GOTHIC? YES. BRONTË? BARELY.
Fennell knows drama, but turning Wuthering Heights into a maximalist fever dream is definitely a bold move. The trailer teases rain-drenched makeouts, screaming matches in candlelit corridors, and Heathcliff staring into the abyss (presumably wondering how he ended up in a movie that looks like Crimson Peak meets Saltburn 2: Ghosts of Yorkshire).
The internet’s already ablaze with reactions: TikTok’s losing its mind over Elordi’s “feral sex appeal,” while literary Twitter is preparing their pitchforks.
BIDDING WAR MADNESS
Let’s not forget the behind-the-scenes drama. Netflix threw down $150 million trying to land this thing before Warner Bros snagged it with a still-staggering $80 million offer. Clearly, someone thinks Heathcliff has box office power.

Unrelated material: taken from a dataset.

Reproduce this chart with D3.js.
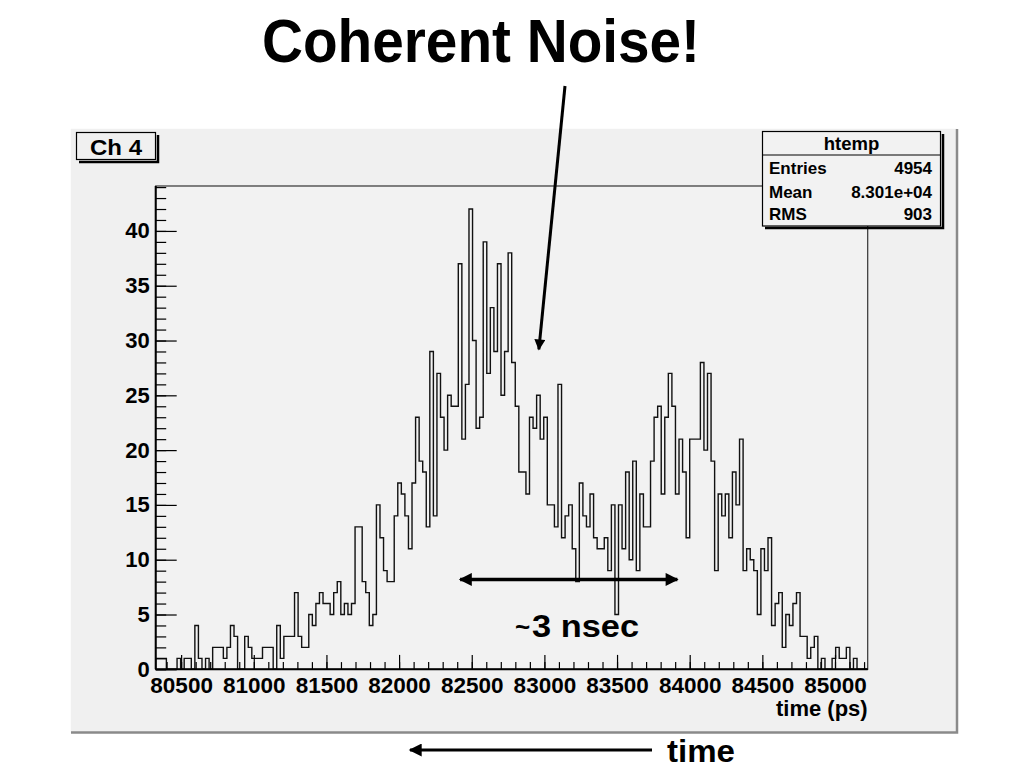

Or maybe they just saw Elordi’s cheekbones in 4K.
With LuckyChap and MRC bankrolling the chaos, expect luxury production design, whisper-thin historical accuracy, and a playlist-ready soundtrack.
P.S. Don’t act shocked when Florence + The Machine starts wailing over the final scene.
THE SUPPORTING CAST? ACTUALLY INTRIGUING
In a rare bright spot of authenticity, Hong Chau takes on Nelly Dean, while rising star Alison Oliver gets a shot at turning the often-forgotten Isabella Linton into more than just a plot device. Shazad Latif as Edgar is an inspired casting choice, though judging by the trailer, he may get about 10 minutes of screen time before being emotionally eviscerated by Heathcliff and Cathy’s codependent death-waltz.
And yes, there are flashbacks. Expect plenty of tortured glances from the younger cast – Owen Cooper (young Heathcliff), Charlotte Mellington (young Cathy), and Vy Nguyen (young Nelly) – who may or may not spend half the movie running dramatically across the moors in slow motion.
FINAL VERDICT?
This isn’t the Wuthering Heights you read in school. It is barely the Wuthering Heights that Emily wrote.